In fact, this original understanding of the First Amendment provides us with a model of mere Christendom. The principle of organization between different Christian states need not take a stand on the denominational questions that divide the states from one another. That is what I am arguing for. This is the pattern for mere Christendom. But this cannot be done, let it be said in passing, if Michigan were under Islamic Sharia law and South Dakota under Lutheranism. Religiousdom does not provide a principle of unity at all. Christ does.

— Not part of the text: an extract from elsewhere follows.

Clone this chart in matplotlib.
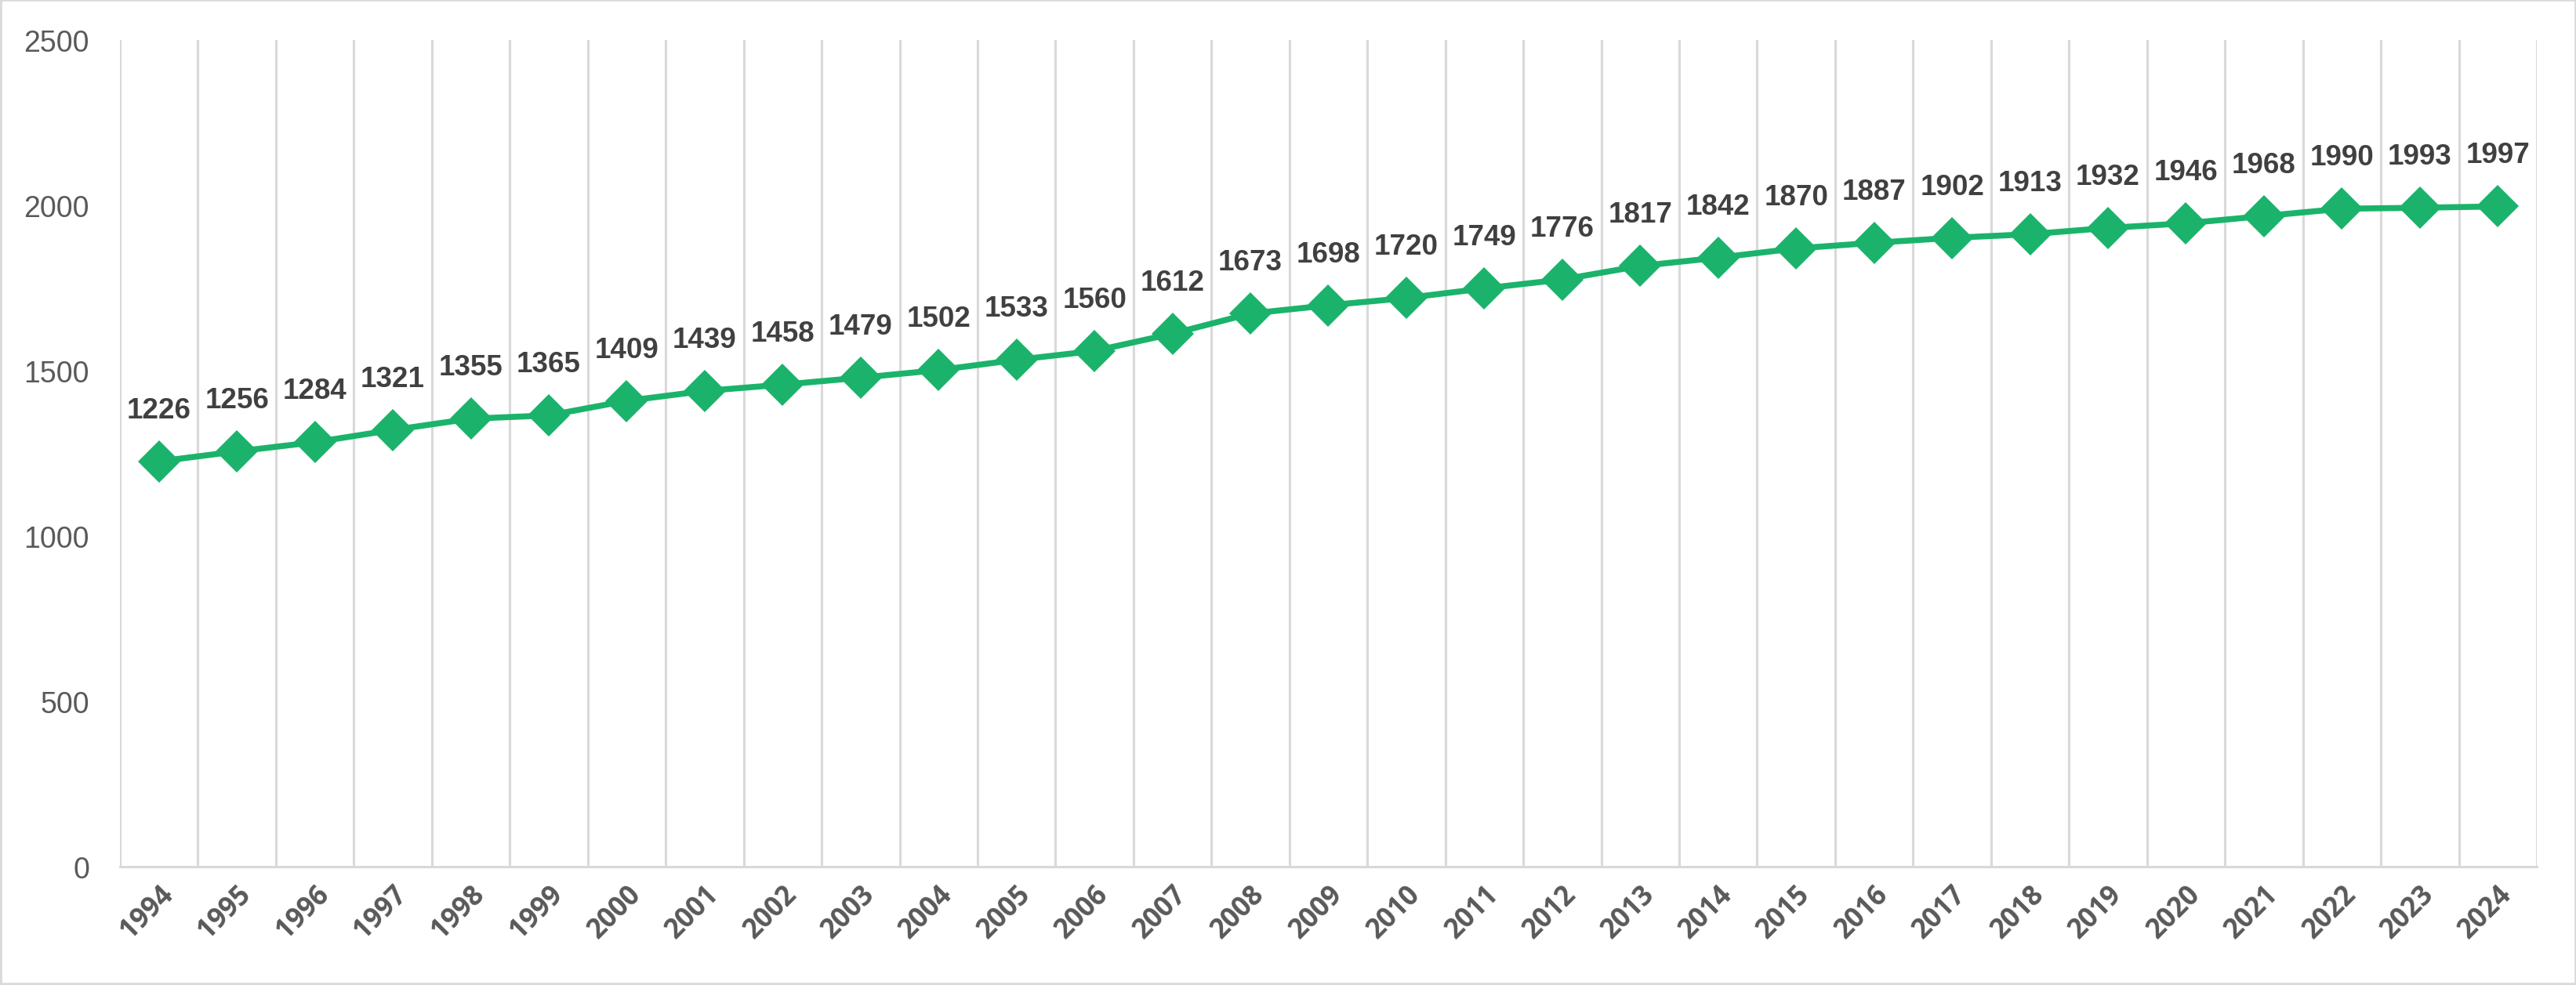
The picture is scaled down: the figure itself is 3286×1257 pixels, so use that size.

So what went wrong? As a result of the War Between the States, and subsequent interpretations of the Fourteenth Amendment, the position and role of the Bill of Rights was entirely reversed. It was decided that what the federal government previously could not do, as prevented by jealous state governments, the state governments now could not do, as prevented by the overweening and ravenous federal government. We used to be protected from the federal government by the states, and now we are “protected” from the states by the feds. And thus it came about that the function of the Bill of Rights, which was to guard us against an out-of-control central government, went by the wayside.

This reversal tells you everything you need to know about how it came about that our government no longer requires the consent of the governed in order to function. This reversal tells you everything you need to know about how the list of grievances that the Government needs to be willing to redress, as described later in the First Amendment, is a list that is getting longer by the minute.